Monday, October 5, 2015

Let's talk about peer pressure

With this recent-ish move (it is becoming less and less recent--yikes!), I am now working in a place that more closely reflects my values and beliefs. Like, super closely. And I have observed a very bizarre phenomenon: I am way more conscious about what I wear.

Not that I wasn't conscious about it before. It was just in a more general way, the "what is generally considered work appropriate?" and just to get ideas of designs and fit and stuff. But I have different standard of modesty than most of my former co-workers had, so mentally, I didn't give as much authority to their fashion choices.

But now, I'm surrounded by people with the same standard of modesty. The first month, I kept looking at what all the women were wearing and feel like a total misfit. I wasn't, but I did a lot more comparing of my outfits to theirs. I think I still am doing it, I'm just not thinking about it with as much awareness, which is an even bigger problem, because my budget can't handle buying lots of clothes just to keep up with the Jones'.*

Anyway, this experience led me to a huge revelation, that shouldn't have been huge at all: peer pressure is so effective because it's coming from your peers.

Well, duh, you say. Duh yourself, I reply. Let's break this apart. When I was a kid, peer just meant everyone in my class. But that is the wrong way to approach peer pressure.

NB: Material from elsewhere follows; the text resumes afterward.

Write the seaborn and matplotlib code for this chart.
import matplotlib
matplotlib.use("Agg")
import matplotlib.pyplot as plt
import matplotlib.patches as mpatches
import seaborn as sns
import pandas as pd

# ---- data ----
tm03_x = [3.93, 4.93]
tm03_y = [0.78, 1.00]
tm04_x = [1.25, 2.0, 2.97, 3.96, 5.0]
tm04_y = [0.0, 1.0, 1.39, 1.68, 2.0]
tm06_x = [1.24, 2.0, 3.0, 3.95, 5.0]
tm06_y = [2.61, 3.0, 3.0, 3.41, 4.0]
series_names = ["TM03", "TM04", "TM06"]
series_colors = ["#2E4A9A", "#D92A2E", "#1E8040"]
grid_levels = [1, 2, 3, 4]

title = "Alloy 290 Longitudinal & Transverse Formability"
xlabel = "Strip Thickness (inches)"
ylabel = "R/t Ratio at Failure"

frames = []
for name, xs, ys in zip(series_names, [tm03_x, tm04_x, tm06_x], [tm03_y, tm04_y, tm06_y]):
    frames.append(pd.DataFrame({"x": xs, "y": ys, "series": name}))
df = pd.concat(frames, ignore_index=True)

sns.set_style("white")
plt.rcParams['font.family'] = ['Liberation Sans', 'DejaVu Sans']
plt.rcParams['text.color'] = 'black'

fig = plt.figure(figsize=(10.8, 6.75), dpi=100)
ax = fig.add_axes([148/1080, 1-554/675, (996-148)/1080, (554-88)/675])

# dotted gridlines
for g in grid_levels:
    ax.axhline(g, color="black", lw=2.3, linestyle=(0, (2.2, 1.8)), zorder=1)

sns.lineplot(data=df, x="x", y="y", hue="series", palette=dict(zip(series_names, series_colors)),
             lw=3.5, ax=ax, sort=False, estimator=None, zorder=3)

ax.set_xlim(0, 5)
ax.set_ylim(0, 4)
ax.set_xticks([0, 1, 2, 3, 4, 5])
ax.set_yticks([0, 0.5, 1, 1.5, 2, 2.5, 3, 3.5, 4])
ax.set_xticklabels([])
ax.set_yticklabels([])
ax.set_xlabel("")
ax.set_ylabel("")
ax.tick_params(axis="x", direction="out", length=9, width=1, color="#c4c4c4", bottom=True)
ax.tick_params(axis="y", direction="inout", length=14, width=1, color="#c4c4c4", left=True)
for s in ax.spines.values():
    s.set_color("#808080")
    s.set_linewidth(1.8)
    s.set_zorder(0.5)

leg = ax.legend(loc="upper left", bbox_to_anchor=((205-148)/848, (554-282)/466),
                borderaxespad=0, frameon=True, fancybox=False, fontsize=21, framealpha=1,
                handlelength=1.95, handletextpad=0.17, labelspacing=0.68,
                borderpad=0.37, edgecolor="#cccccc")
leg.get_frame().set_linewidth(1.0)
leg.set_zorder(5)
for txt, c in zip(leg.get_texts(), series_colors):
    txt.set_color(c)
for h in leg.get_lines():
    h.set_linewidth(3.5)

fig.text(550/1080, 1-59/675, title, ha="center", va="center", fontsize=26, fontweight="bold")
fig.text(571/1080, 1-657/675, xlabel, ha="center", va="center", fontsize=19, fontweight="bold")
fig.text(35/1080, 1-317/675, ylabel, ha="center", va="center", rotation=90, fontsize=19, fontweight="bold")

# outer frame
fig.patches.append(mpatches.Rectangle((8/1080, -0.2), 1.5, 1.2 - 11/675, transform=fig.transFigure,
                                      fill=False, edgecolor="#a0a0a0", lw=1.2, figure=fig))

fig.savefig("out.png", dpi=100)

Peer is defined by Google (why they are an authority, I don't know, but I bet you will accept it because everyone else does) as "a person of the same age, status, or ability as another specified person." Key word being "same." Think about your sixth grade class. How many of them were really the same as you in any way that mattered? Or the people you work with? My last job, a lot of my co-workers didn't have the same beliefs as me. So if one of them said, "Let's go get a drink after work", I wouldn't have felt much pressure. Because in the most important way, they weren't the same as me. People not of my faith can have all sorts of differing beliefs from me, and it doesn't have much influence on my way of thinking at all. But people of my faith? If they have even a slightly different opinion on a doctrinal matter, it really messes with me. Because we are the same. We are peers. The drunk guy on the street corner? Not my peer. Zero influence. The ladies at church? Those are my peers.**

So my school got it all wrong. I didn't need to watch out for the kid who hung out in the alley smoking during break, or the athlete who partied on the weekends. They were my peers five times removed. It's the first peers you have to watch out for.

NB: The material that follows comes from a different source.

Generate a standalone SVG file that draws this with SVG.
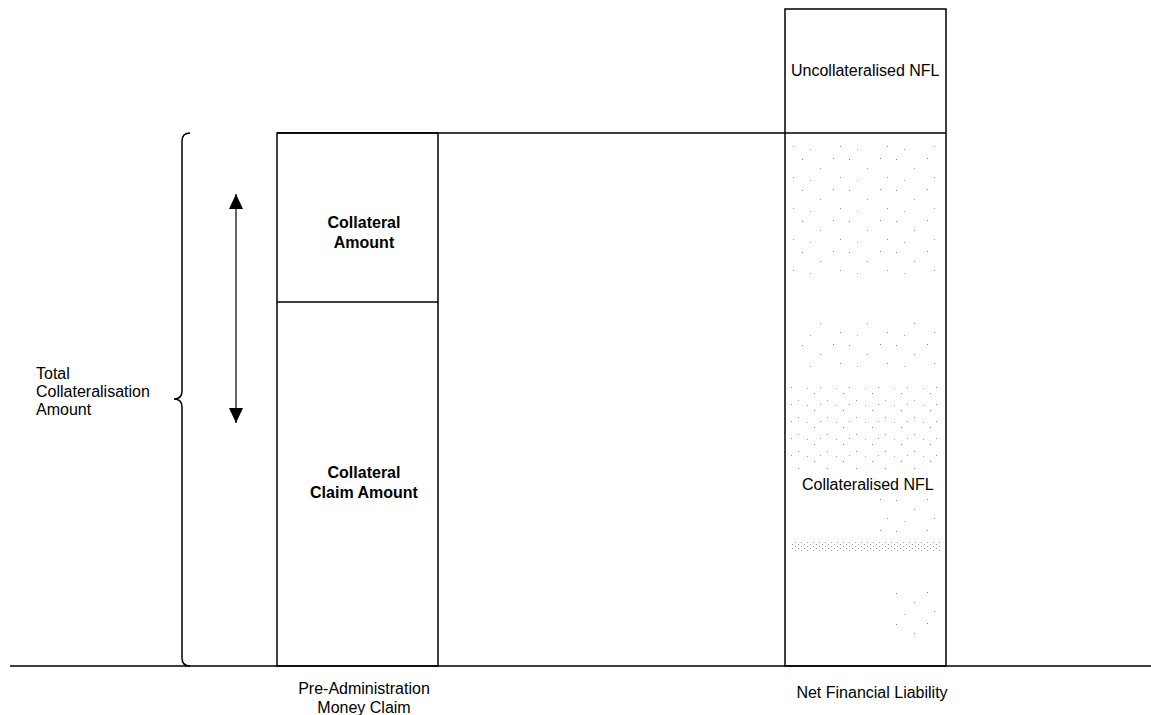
<svg xmlns="http://www.w3.org/2000/svg" width="1151" height="715" viewBox="0 0 1151 715">
  <defs>
    <style>
      .ln { fill: none; stroke: #000; stroke-width: 1.5; }
      .t { font-family: "Liberation Sans", Arial, sans-serif; font-size: 16px; fill: #000; }
      .b { font-weight: bold; text-anchor: middle; }
      .c { text-anchor: middle; }
    </style>
    <marker id="head" viewBox="0 0 15 14" refX="15" refY="7" markerWidth="15" markerHeight="14" markerUnits="userSpaceOnUse" orient="auto-start-reverse">
      <path d="M0,0 L15,7 L0,14 Z" fill="#000"/>
    </marker>
    <!-- sparse stipple used as shading of the collateralised part -->
    <pattern id="sparse" width="47" height="31" patternUnits="userSpaceOnUse">
      <rect x="3" y="4" width="1" height="1" fill="#888"/>
      <rect x="21" y="13" width="1" height="1" fill="#999"/>
      <rect x="34" y="3" width="1" height="1" fill="#888"/>
      <rect x="41" y="22" width="1" height="1" fill="#999"/>
      <rect x="11" y="25" width="1" height="1" fill="#aaa"/>
    </pattern>
    <pattern id="medium" width="29" height="17" patternUnits="userSpaceOnUse">
      <rect x="2" y="2" width="1" height="1" fill="#888"/>
      <rect x="15" y="9" width="1" height="1" fill="#999"/>
      <rect x="24" y="14" width="1" height="1" fill="#aaa"/>
      <rect x="8" y="13" width="1" height="1" fill="#999"/>
    </pattern>
    <pattern id="dense" width="6" height="4" patternUnits="userSpaceOnUse">
      <rect x="0" y="0" width="1" height="1" fill="#999"/>
      <rect x="3" y="2" width="1" height="1" fill="#aaa"/>
    </pattern>
  </defs>

  <!-- stippled shading inside the NFL bar -->
  <g id="shading">
    <rect x="790" y="140" width="152" height="140" fill="url(#sparse)"/>
    <rect x="795" y="320" width="145" height="50" fill="url(#sparse)"/>
    <rect x="790" y="385" width="152" height="85" fill="url(#medium)"/>
    <rect x="880" y="495" width="60" height="40" fill="url(#sparse)"/>
    <rect x="792" y="541" width="150" height="11" fill="url(#dense)"/>
    <rect x="890" y="590" width="50" height="50" fill="url(#sparse)"/>
  </g>

  <!-- axis baseline and shared top line -->
  <g id="connectors">
    <line class="ln" x1="10" y1="666" x2="1151" y2="666"/>
    <line class="ln" x1="277" y1="133" x2="946" y2="133"/>
    <!-- double-headed arrow -->
    <line class="ln" x1="236" y1="194" x2="236" y2="423" marker-start="url(#head)" marker-end="url(#head)" style="stroke-width:1.2"/>
    <!-- curly brace -->
    <path class="ln" d="M190,133 Q182,133 182,141 L182,391 Q182,399 174,399 Q182,399 182,407 L182,658 Q182,666 190,666"/>
  </g>

  <g id="pre-administration-claim">
    <rect class="ln" x="277" y="133" width="161" height="533"/>
    <line class="ln" x1="277" y1="302" x2="438" y2="302"/>
  </g>

  <g id="collateral-amount">
    <text class="t b" x="364" y="228">Collateral</text>
    <text class="t b" x="364" y="248">Amount</text>
  </g>

  <g id="collateral-claim-amount">
    <text class="t b" x="364" y="478">Collateral</text>
    <text class="t b" x="364" y="498">Claim Amount</text>
  </g>

  <g id="net-financial-liability">
    <rect class="ln" x="785" y="9" width="161" height="657"/>
  </g>

  <g id="uncollateralised-nfl">
    <text class="t" x="791" y="76">Uncollateralised NFL</text>
  </g>

  <g id="collateralised-nfl">
    <text class="t" x="802" y="490">Collateralised NFL</text>
  </g>

  <g id="total-collateralisation">
    <text class="t" x="36" y="379">Total</text>
    <text class="t" x="36" y="397">Collateralisation</text>
    <text class="t" x="36" y="415">Amount</text>
  </g>

  <g id="axis-labels">
    <text class="t c" x="364" y="694">Pre-Administration</text>
    <text class="t c" x="364" y="713">Money Claim</text>
    <text class="t c" x="872" y="698">Net Financial Liability</text>
  </g>
</svg>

*There is another weird phenomenon, though--for some reason, now that I'm wearing skirts and dresses, it is somehow not okay to rotate through the same half dozen skirts like I did with my dress pants. Why? It's ridiculous. What's the difference? I think it's probably that skirts have such different cuts that it's more noticeable if you wear the same one multiple times. Also, skirts are in some cases less neutral. I can only wear my purple flowered skirt with so many things, whereas my black dress pants work with a ton of tops, so I get more variety with fewer articles of clothing. Fashion is weird. 
**The positive side of this is peers can also be a good influence. We want to be the same as the people we respect and admire, so if we admire good people, we'll try to be like them. Most members of my Church do have a very positive influence on me, and encourage me to try harder and be better.